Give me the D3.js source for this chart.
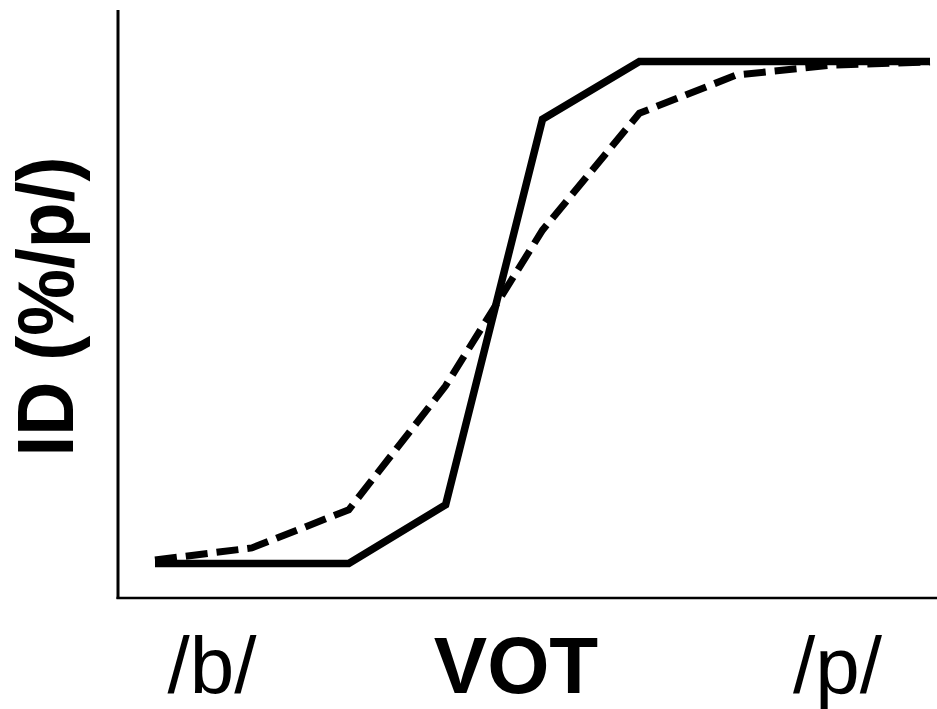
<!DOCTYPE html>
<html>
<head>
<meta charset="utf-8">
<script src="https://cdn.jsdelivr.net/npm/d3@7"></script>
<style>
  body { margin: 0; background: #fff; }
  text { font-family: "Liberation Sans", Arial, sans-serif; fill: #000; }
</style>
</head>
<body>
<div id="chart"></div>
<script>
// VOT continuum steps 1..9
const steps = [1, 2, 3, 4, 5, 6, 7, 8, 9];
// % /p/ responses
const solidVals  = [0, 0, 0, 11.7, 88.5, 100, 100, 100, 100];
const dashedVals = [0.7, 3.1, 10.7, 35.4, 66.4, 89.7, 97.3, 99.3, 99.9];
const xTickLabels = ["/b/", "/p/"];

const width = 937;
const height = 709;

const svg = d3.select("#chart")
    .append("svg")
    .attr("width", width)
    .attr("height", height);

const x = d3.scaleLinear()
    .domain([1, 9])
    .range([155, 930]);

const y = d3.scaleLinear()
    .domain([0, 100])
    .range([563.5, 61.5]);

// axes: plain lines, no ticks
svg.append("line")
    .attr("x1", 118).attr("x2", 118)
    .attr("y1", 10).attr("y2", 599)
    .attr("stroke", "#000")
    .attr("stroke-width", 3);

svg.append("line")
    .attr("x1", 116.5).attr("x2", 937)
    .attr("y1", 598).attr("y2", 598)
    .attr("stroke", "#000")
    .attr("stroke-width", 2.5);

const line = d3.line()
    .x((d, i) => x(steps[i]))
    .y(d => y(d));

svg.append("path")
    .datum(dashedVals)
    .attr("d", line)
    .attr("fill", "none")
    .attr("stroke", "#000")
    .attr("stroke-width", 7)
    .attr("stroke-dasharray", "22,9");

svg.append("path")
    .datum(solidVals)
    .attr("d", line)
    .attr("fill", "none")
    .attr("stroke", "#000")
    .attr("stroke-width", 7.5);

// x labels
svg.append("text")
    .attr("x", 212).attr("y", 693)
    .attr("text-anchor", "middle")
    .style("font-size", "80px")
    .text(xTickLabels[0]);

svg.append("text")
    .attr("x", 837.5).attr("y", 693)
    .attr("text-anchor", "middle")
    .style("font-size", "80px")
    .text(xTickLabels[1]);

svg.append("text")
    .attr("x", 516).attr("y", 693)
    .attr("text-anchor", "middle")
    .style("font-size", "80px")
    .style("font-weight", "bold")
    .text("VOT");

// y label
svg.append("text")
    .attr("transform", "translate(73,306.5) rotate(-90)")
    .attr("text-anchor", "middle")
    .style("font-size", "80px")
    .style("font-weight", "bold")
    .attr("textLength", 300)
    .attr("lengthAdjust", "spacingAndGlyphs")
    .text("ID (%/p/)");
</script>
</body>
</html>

* * *

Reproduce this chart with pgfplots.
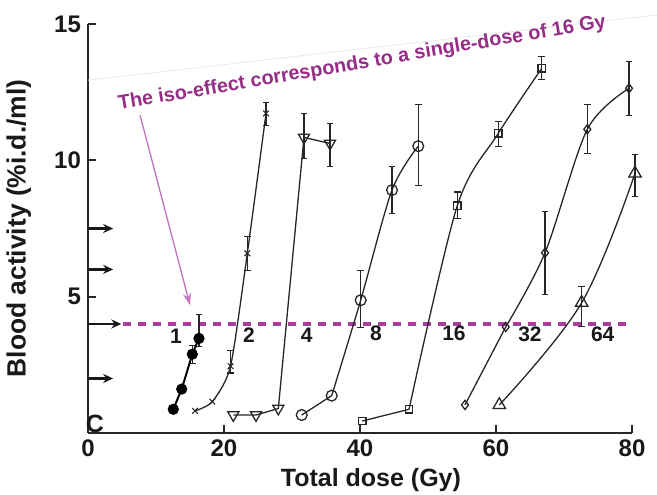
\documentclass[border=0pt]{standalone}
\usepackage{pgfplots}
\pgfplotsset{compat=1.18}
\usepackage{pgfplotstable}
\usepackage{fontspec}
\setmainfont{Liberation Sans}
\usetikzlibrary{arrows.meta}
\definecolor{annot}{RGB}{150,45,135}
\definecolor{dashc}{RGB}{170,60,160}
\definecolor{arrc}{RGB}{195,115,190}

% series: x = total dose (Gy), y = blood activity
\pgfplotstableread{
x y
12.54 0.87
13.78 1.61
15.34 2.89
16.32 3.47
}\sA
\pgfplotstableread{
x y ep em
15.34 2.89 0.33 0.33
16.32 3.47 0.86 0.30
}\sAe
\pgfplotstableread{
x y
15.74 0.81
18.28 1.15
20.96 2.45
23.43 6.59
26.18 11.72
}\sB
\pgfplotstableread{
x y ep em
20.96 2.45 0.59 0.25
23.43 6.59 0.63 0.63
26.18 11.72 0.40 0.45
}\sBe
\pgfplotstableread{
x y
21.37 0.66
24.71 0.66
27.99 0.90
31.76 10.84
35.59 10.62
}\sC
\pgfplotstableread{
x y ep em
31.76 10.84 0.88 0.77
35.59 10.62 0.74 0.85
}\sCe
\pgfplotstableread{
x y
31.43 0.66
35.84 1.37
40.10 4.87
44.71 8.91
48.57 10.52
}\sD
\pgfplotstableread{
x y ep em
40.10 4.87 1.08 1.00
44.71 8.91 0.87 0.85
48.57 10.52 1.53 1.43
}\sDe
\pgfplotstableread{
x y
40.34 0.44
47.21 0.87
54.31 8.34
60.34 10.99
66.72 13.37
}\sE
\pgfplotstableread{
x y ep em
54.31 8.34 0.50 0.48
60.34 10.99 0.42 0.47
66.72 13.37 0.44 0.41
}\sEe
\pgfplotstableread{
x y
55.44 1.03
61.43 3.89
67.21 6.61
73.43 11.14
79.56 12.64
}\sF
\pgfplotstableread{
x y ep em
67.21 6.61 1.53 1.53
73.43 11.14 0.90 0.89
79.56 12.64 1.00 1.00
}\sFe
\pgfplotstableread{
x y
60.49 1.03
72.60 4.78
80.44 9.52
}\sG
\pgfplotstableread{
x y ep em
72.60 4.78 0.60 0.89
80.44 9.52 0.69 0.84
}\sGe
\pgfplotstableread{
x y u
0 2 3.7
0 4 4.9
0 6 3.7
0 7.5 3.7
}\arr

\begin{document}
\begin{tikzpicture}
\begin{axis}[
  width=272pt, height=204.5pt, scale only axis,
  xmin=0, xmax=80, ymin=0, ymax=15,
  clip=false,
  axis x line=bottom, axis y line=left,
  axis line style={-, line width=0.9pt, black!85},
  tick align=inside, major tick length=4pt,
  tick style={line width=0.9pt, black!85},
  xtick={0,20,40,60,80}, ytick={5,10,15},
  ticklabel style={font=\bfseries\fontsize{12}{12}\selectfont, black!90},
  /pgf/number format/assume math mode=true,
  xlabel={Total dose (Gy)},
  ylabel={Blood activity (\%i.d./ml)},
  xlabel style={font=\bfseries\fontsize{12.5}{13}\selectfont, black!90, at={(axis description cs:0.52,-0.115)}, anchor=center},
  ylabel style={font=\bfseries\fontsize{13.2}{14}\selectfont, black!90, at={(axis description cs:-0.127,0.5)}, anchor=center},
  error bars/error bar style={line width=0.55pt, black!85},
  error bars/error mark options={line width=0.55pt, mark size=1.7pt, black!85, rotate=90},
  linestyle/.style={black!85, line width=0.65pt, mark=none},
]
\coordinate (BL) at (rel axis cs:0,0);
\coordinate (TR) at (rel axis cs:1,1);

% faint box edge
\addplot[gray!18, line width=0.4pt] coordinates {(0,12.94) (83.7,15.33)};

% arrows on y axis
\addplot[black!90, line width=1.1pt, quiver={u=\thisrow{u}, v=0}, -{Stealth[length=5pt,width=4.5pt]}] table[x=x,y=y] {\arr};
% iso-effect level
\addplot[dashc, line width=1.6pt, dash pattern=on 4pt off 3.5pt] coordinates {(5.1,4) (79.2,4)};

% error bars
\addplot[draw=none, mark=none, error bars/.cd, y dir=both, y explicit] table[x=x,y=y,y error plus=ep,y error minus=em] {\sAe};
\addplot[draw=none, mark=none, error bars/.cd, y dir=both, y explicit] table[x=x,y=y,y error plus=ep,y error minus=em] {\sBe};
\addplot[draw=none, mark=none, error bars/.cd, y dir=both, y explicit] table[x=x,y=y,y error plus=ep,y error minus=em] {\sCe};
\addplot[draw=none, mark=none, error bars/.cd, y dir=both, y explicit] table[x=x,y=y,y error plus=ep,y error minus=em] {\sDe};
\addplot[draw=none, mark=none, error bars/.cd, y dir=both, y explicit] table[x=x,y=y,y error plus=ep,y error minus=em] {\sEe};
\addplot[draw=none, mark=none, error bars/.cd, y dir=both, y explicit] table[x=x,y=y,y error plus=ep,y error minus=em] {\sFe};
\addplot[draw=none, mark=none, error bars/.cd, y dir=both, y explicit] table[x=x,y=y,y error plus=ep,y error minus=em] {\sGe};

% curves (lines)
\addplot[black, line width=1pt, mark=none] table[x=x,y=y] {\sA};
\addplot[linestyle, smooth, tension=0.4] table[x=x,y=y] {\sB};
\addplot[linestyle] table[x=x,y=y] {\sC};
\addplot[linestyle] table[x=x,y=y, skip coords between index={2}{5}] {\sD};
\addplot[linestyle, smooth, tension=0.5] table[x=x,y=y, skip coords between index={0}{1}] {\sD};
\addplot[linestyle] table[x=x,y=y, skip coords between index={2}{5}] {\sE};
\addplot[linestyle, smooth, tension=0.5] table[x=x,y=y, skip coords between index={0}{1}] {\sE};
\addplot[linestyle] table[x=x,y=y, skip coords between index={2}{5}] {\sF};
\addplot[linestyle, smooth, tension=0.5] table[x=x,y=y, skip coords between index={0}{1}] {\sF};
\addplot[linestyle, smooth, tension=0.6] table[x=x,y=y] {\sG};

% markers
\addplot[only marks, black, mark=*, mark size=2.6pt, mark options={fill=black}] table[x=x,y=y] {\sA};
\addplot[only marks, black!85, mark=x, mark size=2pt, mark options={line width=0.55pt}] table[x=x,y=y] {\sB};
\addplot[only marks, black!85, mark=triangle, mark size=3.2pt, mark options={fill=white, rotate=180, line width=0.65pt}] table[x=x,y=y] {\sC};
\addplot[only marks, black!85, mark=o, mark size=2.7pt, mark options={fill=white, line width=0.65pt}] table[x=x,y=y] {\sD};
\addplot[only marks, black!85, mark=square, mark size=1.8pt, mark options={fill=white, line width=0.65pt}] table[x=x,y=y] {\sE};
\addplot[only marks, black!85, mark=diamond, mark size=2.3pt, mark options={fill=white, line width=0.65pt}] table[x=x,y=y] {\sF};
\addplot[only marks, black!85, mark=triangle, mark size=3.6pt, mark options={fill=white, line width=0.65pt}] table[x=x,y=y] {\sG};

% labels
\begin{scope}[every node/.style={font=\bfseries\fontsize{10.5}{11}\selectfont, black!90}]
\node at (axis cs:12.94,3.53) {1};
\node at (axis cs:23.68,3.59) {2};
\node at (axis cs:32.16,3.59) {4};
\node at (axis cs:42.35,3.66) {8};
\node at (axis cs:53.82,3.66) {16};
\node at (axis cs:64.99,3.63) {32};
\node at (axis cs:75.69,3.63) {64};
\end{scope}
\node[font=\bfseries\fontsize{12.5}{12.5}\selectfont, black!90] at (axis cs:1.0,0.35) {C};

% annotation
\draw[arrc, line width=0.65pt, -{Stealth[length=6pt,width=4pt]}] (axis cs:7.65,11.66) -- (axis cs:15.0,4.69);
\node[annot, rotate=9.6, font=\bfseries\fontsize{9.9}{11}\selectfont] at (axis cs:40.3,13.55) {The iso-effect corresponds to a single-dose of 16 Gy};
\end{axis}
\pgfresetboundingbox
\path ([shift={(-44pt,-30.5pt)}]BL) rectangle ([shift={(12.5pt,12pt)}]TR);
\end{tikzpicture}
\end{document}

_Exercise goal_
Extract the stretch of lines that begins at the line with "Give me the D3.js source for this chart." and ends at the line with "const height = 709;", inclusive. Omit every picture.

_Solution for this task_
Give me the D3.js source for this chart.
<!DOCTYPE html>
<html>
<head>
<meta charset="utf-8">
<script src="https://cdn.jsdelivr.net/npm/d3@7"></script>
<style>
  body { margin: 0; background: #fff; }
  text { font-family: "Liberation Sans", Arial, sans-serif; fill: #000; }
</style>
</head>
<body>
<div id="chart"></div>
<script>
// VOT continuum steps 1..9
const steps = [1, 2, 3, 4, 5, 6, 7, 8, 9];
// % /p/ responses
const solidVals  = [0, 0, 0, 11.7, 88.5, 100, 100, 100, 100];
const dashedVals = [0.7, 3.1, 10.7, 35.4, 66.4, 89.7, 97.3, 99.3, 99.9];
const xTickLabels = ["/b/", "/p/"];

const width = 937;
const height = 709;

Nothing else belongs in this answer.